Grenville Draper, Ph.D., is Professor in the Department of Earth & Environment and Associate Director of the Liberal Studies Program at Florida International University.
Dr. Draper is a geologist whose research focuses on the use of structural and metamorphic information to develop models for the tectonic evolution of the Caribbean. His research has included field studies in Jamaica, the Dominican Republic, Cuba, and Puerto Rico. Dr. Draper is Chair of the Standing Committee of the Caribbean Geological Conference series and is on the editorial boards of International Geology Review and Geologica Acta.

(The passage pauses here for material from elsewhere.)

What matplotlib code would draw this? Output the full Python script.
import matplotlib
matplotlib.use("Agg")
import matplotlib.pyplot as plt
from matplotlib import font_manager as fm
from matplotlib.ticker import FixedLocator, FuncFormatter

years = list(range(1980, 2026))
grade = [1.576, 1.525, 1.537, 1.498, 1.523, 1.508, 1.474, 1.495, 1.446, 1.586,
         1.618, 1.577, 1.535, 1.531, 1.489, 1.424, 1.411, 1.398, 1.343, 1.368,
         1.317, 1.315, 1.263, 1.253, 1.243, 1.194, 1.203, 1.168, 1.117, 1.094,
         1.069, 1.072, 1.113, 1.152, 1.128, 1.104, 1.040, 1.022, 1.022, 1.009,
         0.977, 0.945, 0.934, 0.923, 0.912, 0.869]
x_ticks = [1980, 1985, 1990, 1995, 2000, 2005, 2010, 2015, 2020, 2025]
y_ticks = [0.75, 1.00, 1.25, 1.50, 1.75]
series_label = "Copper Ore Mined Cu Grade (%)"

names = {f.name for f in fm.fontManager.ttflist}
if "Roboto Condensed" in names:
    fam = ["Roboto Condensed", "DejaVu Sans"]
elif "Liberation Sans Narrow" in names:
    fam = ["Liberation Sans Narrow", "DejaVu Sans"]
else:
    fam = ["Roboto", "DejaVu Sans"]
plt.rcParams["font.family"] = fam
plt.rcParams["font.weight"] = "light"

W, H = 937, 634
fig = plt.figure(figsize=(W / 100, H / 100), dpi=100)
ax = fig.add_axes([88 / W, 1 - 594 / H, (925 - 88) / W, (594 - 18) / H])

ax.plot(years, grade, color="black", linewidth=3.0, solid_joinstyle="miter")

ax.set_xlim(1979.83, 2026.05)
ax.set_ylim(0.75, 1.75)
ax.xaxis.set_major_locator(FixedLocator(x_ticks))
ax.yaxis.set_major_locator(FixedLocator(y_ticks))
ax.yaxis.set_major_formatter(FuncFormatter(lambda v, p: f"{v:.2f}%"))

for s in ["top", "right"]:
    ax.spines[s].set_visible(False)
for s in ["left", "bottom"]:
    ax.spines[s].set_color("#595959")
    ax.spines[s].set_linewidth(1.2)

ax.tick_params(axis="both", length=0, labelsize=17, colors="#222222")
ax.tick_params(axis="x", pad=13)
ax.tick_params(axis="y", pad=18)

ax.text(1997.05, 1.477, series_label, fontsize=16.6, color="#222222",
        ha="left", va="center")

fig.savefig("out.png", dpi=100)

Dr. Draper's research has focused largely, but not exclusively, on field studies deformation, metamorphism, and tectonic implications of metamorphic complexes in the Caribbean. He has examined blueschist and other metamorphic complexes in Jamaica and the northern Dominican Republic. In addition, he has participated in regional tectonic studies in the Dominican Republic, Cuba, and Puerto Rico, which have helped to understand the development of the Early Cretaceous to mid-Eocene Greater Antilles island arc.
His current interests include investigating the tectonic significance of garnet pyroxenite lenses in a mafic gneiss terrane in the northern Dominican Republic that have been exhumed for more than 100km depth, and understanding how transtension may lead to highly linear fabrics in Jamaica's blueschists.